Home > Uncategorized > Will Testing Regimen Change in 2015?

Will Testing Regimen Change in 2015?

January 7, 2015

Several political forecasters believe that the incoming congress will at long last revisit and revise NCLB as part of the overdue reauthorization of ESEA and as part of that process the annual tests that are part of NCLB will be modified in some way. The reasons for moving away from those annual tests are varied. Teachers unions oppose the way the tests are being used for student promotion and teacher retention decisions. Parents oppose them because they create undue stress in their children and deprive them of broad curricular opportunities. Rank-and-file teachers oppose them because of the lost time for classroom instruction. So… who wants them and why?

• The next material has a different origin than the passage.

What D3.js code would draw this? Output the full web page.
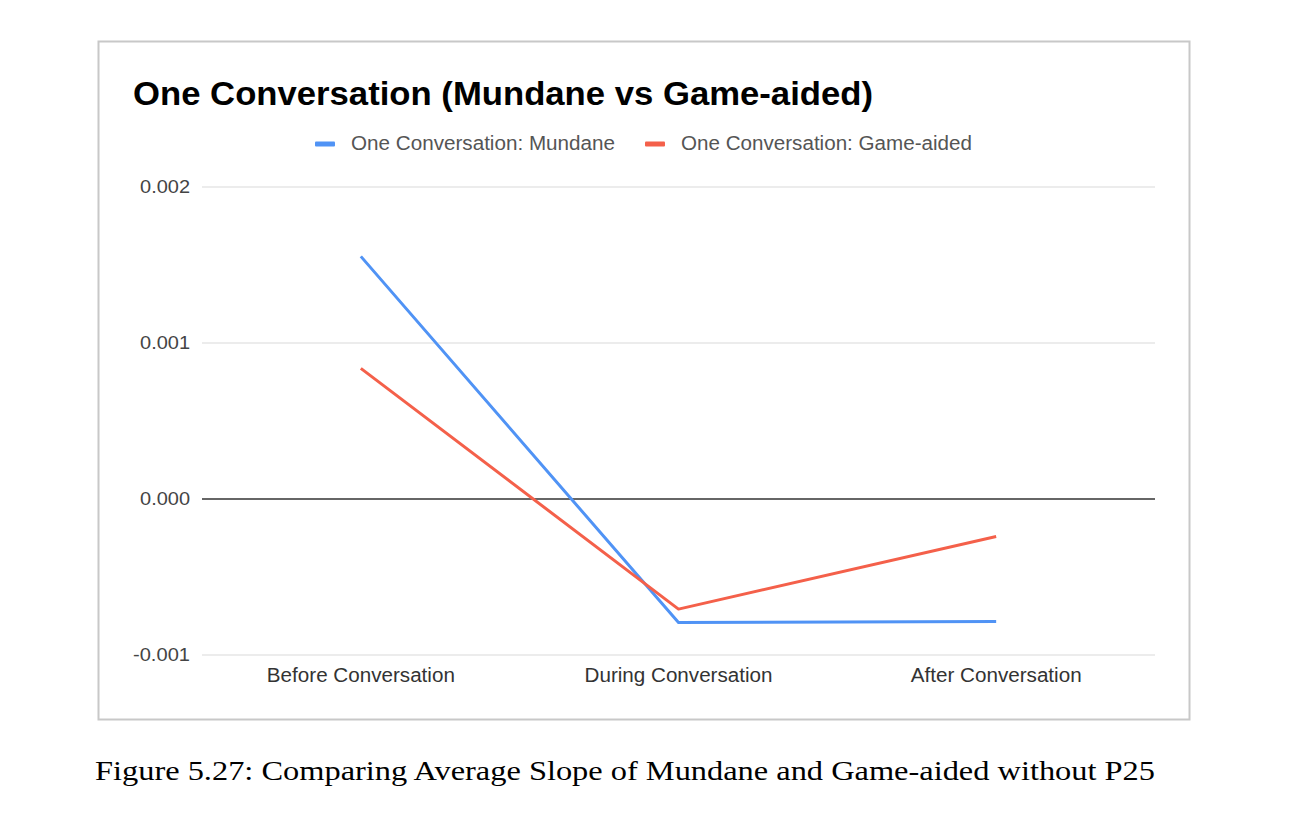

The answer is that politicians and taxpayers want some kind of “accountability” and standardized tests provide a cheap, easy, and seemingly precise means of  evaluating the effectiveness of instruction.  As a by-product, tests also provide newspapers with a  cheap, easy, and seemingly precise way of rating and ranking schools. Finally, the tests also provide those favoring “market-based” schools with evidence that public schools are “failing” and provide data that “parent-consumers” might use to “choose” the best school for their child if only those parents received vouchers that could be redeemed at the schoolhouse door.

A recent Politico article by Caitlin Emma described the background offered in the first paragraph but avoided delving into the rationales for testing outlined in the second paragraph. Moreover, I felt Emma was too generous in giving credit to state legislatures and Governors who are pledging to limit the hours of testing each year. She misses the point that HOW the tests are used is far more important than HOW MANY HOURS the tests take.

For example, if Ohio passed a law insisting that only four hours of standardized testing be done each year but retained its policy of using test results to measure teacher performance, school effectiveness, and student retentions, nothing would change in he classrooms. In order to prepare students for the four hours of annual high stakes tests administrators and teachers will spend hours preparing for those tests and many of those hours will involve administering tests that mirror the format used in the annual standardized assessments.

Emma’s article offers an example of one politician who wants to find an even cheaper, easier and less effective means of measuring school and teacher performance while limiting the hours of testing. CT Governor Malloy wants to use the SAT for 11th graders in lieu of the current tests because “…the SAT can double as a test for school accountability and college entrance.” Given that Malloy is a proponent of VAM it follows that he would believe the SAT is a viable means of testing “school accountability”… and if he DOES pull this off I would expect the number of multiple choice tests to proliferate in grades 9-11 in CT schools.

The bottom line: changing the number of standardized tests and the length of classroom time spent on those tests will not make any difference in the classroom unless the stakes are changed dramatically…. and there is no evidence that any politician wants to make changes in the stakes.